The F.B.I. and other law enforcement agencies have developed guidelines for people with autism, families and police to address elopement behaviors. The topics are as follows:
- What Families Can Do To Lessen Police Interactions
- Information for Persons with Autism
- Information for Law Enforcement Officers
- Police Training Sessions
The guidelines are intended for people with autism, but have application to any person who exhibits elopement behaviors.
Among the common sense recommendations are to rehearse interactions with the police, carry an information card which automatically invokes right to counsel and to remain silent, and red flagging the 911 operator and local police and fire that a loved one has autism. Alerting neighbors as to the risk of elopement, and the fact that for some individuals there may be no sense of danger. Putting multiple locks on windows and doors are among the interventions suggested to families.
I have had numerous clients who have, as a spring ritual, handed out leaflets in the community with the child's picture and explaining how autism manifests itself for him. Other clients have turned their homes into a locksmith's paradise with multiple locks at differing heights reflecting the child's growth and dexterity over time.
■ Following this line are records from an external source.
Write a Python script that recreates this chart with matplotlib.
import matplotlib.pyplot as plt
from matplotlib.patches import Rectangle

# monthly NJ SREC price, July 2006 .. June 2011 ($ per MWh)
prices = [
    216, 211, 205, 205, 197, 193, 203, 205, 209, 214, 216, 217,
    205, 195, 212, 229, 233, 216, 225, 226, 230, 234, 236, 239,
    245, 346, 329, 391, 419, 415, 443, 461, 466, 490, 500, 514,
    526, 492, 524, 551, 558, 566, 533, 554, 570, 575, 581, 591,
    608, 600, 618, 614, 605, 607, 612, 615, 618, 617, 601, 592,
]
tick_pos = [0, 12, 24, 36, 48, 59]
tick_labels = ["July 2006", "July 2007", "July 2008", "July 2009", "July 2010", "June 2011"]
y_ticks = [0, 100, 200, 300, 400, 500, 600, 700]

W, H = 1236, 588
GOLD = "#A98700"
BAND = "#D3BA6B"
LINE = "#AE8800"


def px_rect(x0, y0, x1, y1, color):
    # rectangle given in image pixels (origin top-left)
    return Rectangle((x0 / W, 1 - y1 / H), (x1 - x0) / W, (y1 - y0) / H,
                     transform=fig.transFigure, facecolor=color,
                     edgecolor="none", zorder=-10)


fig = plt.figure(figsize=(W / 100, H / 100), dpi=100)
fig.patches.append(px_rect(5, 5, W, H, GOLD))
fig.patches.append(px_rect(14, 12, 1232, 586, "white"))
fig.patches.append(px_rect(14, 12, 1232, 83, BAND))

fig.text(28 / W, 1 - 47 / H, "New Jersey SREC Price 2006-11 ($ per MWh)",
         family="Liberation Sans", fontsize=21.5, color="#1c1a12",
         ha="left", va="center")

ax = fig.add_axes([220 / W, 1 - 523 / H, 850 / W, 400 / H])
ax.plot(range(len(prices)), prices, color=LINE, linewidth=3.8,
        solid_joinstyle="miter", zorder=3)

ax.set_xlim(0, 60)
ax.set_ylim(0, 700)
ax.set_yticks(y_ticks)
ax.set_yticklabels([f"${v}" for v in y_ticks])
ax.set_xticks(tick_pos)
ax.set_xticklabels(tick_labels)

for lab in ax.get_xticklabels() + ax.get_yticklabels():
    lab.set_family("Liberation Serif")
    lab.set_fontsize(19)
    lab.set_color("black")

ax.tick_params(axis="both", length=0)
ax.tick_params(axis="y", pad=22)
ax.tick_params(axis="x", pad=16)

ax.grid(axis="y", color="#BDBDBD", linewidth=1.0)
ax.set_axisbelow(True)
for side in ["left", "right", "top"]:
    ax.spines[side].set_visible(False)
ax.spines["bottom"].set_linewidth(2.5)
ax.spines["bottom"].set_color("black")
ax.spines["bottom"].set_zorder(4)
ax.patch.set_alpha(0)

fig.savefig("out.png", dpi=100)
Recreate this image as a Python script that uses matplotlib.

One of the truly remarkable statistics referenced in this report is that"[p]ersons with autism and other developmental disabilities are estimated to have up to seven times more contacts with law enforcement agencies during their lifetimes (Office of Special Education and Rehabilitative Services News In Print, Winter, 1993)." In view of the likelihood of contact between law enforcement and persons with disabilities, these guidelines should be considered in developing IEP goals, BIPs and transition plan goals.
The level of candor of this report is refreshing. It openly states in the training section for police that "[a]utism issues remain un-addressed in standard police officer
training programs." Now if only school could be that forthright about things we could proceed to have a more constructive dialogue. Moreover, one area of inquiry should be to your local police, fire and paramedics as to their level of autism training and awareness.